What needs to be done: Show all lines from the listing below that contain "drawn".

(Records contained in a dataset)
[Begin]

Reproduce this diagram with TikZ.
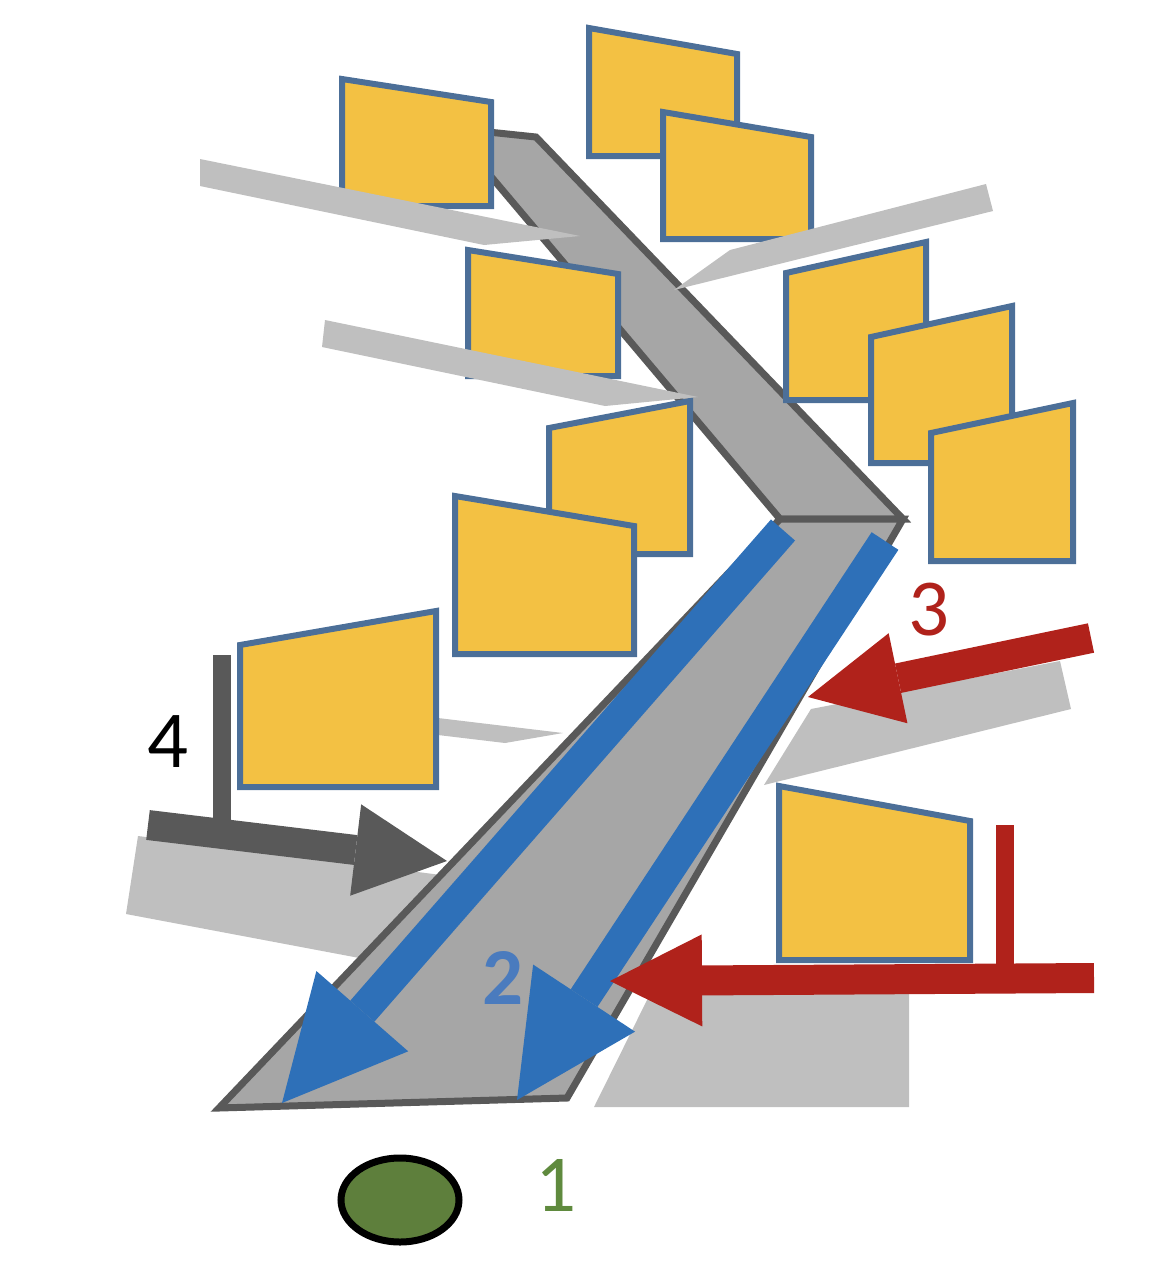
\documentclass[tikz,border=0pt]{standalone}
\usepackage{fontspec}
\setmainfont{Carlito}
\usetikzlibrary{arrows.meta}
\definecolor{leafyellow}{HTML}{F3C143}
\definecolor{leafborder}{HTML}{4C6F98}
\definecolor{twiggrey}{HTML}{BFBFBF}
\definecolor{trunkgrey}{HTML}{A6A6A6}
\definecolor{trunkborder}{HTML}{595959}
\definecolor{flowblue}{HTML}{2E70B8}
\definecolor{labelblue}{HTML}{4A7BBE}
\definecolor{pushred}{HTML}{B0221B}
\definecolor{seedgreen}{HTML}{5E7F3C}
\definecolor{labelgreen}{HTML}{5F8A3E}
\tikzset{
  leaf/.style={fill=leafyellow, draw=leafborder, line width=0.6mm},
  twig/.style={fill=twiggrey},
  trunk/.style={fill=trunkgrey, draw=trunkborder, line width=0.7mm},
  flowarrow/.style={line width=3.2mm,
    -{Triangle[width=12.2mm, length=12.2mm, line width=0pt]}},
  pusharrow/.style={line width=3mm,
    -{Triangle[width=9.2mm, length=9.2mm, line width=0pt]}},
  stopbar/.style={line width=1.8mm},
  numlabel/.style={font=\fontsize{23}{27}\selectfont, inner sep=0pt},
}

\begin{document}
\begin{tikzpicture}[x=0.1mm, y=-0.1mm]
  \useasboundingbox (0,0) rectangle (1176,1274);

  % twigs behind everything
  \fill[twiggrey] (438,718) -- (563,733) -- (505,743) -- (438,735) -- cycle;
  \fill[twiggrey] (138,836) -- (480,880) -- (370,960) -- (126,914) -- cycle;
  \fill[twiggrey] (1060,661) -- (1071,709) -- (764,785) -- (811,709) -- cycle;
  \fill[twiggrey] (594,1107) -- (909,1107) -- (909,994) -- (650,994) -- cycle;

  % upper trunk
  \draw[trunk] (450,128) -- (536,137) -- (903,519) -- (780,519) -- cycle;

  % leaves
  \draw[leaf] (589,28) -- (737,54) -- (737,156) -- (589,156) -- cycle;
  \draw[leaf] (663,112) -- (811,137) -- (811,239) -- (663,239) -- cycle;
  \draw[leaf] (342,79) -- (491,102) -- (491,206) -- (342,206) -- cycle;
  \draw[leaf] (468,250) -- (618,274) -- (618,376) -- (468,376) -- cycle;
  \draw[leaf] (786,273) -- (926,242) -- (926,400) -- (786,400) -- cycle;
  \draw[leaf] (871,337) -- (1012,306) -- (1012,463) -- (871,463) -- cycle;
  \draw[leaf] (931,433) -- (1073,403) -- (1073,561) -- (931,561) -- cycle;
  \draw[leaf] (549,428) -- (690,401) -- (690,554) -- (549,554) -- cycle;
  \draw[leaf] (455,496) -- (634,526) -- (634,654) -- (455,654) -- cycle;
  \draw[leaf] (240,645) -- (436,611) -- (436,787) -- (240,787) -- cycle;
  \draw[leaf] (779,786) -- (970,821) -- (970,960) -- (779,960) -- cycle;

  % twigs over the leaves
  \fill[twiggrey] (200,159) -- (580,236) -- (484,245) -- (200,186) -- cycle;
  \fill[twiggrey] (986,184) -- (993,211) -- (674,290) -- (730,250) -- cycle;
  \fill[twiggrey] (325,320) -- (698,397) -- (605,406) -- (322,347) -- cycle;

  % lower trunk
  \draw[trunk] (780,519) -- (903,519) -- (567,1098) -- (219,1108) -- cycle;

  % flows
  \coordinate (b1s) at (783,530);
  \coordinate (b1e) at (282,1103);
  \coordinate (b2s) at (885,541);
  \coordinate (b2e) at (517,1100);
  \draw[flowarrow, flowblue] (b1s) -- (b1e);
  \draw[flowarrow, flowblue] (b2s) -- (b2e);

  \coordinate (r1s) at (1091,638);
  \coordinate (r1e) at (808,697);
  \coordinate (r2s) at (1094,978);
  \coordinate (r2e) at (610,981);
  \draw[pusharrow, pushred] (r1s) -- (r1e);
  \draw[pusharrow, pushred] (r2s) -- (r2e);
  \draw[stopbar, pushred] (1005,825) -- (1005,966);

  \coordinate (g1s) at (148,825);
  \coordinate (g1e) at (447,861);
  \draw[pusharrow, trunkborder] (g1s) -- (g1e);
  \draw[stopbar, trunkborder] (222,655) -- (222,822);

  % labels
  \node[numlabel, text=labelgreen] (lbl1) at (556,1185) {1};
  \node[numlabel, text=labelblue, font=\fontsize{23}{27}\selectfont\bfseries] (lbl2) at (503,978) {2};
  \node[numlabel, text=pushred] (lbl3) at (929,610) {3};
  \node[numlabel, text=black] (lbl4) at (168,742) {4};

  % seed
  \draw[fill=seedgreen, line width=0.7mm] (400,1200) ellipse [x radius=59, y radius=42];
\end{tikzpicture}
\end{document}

[End]
[Begin]

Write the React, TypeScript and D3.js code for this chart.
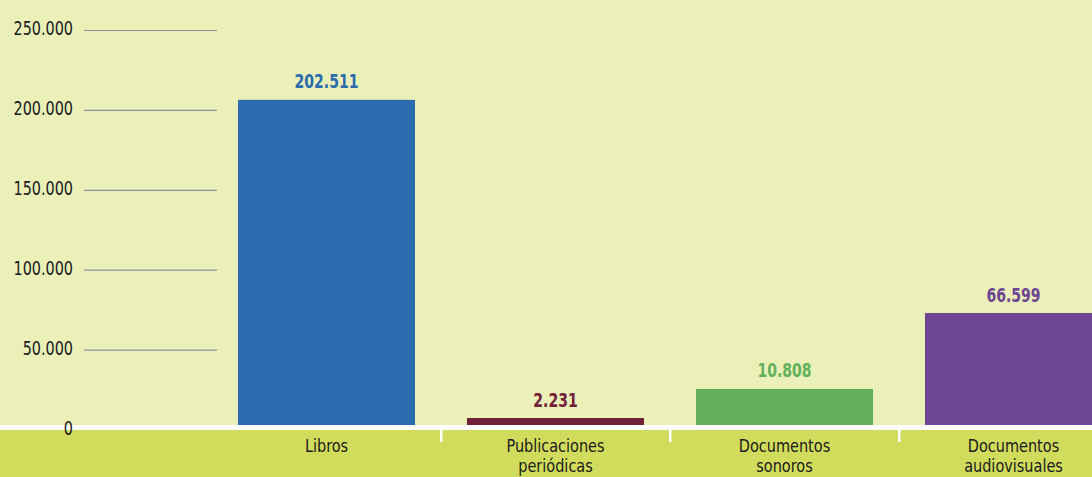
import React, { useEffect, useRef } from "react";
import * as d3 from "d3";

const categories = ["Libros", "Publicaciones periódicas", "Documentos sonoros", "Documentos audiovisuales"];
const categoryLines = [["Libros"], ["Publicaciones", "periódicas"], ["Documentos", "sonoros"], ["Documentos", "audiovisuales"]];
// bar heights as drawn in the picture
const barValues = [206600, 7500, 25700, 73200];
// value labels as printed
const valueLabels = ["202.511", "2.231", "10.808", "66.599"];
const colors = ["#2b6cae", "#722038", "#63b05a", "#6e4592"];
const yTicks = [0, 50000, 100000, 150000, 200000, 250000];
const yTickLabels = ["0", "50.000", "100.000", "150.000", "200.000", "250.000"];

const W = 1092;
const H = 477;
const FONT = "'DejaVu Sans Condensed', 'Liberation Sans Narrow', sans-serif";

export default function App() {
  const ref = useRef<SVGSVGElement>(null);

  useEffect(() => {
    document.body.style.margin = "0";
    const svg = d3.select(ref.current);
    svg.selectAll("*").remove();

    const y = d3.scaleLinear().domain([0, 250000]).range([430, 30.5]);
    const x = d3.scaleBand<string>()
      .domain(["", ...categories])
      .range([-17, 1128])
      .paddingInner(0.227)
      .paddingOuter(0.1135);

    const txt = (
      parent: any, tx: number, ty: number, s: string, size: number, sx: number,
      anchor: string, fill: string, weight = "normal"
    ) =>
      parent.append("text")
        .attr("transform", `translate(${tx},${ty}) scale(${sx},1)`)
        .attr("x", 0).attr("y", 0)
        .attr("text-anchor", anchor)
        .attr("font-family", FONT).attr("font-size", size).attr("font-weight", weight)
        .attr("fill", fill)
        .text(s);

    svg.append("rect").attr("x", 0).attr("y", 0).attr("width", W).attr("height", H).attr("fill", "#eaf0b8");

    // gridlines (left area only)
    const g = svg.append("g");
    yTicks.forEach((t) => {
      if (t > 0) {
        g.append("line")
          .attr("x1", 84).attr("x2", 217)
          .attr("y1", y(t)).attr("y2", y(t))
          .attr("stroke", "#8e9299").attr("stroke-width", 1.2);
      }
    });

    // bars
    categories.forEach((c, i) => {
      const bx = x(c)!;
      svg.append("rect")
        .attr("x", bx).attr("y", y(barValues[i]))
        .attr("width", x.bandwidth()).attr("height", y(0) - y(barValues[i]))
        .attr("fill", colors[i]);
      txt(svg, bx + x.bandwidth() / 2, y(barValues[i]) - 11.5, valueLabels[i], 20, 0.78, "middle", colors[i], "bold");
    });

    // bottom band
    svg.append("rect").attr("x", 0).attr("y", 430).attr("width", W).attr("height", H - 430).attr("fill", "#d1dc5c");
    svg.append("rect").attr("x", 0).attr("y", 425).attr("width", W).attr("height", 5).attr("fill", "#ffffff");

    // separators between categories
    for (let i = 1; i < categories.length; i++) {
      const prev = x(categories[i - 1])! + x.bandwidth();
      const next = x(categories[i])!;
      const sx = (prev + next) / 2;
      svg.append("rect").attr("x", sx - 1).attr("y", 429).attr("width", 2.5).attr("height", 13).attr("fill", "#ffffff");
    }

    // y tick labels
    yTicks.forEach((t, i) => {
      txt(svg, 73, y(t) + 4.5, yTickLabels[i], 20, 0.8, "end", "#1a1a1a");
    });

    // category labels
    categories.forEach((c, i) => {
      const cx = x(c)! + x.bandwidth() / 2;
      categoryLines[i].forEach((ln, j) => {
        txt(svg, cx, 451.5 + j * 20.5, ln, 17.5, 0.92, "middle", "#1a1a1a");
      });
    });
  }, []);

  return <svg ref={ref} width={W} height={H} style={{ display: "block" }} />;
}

[End]
[Begin]

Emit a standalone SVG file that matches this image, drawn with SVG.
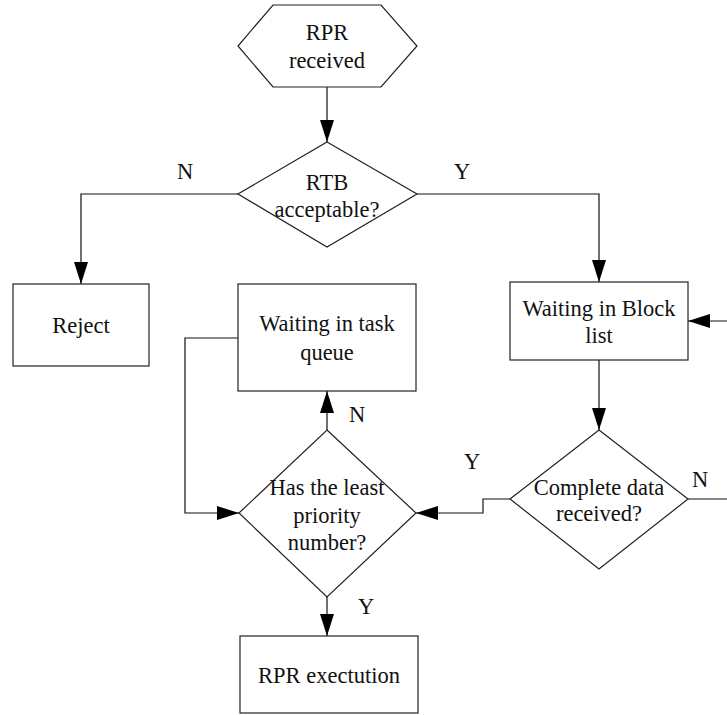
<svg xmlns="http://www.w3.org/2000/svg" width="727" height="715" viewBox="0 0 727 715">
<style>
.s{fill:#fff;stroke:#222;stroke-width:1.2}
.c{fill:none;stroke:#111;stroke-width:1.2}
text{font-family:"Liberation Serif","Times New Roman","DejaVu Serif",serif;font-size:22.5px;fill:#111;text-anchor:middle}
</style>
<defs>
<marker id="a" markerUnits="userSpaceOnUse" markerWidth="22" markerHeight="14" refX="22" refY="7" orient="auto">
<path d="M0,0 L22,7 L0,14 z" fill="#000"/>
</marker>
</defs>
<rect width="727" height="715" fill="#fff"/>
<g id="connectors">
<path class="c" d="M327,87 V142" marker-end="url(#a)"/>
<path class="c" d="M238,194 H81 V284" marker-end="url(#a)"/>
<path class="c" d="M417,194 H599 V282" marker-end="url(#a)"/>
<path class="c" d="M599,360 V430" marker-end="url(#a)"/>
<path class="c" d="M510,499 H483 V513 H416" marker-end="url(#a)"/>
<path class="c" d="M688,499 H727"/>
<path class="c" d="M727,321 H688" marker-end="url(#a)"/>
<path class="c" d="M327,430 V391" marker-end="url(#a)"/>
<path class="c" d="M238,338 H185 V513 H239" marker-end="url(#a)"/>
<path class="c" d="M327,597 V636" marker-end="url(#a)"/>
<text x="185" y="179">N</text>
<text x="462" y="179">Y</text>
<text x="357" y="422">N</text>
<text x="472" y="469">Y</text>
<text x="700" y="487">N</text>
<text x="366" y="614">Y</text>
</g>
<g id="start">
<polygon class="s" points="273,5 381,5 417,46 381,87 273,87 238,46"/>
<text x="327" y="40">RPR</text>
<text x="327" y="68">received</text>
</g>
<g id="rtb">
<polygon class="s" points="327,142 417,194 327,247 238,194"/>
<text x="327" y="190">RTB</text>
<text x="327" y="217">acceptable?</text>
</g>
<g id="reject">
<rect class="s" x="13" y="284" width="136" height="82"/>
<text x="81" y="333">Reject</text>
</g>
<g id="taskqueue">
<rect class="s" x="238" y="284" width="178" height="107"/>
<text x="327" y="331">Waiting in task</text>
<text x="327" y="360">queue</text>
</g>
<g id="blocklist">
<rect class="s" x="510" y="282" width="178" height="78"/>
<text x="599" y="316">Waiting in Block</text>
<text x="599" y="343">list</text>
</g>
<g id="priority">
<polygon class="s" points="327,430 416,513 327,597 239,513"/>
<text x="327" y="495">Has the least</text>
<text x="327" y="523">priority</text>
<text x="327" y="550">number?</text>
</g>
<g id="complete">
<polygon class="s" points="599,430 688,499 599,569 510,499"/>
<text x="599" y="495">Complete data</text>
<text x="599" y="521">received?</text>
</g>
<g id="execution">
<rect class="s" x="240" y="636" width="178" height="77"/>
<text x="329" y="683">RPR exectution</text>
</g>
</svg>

[End]

Task response:
// bar heights as drawn in the picture
Emit a standalone SVG file that matches this image, drawn with SVG.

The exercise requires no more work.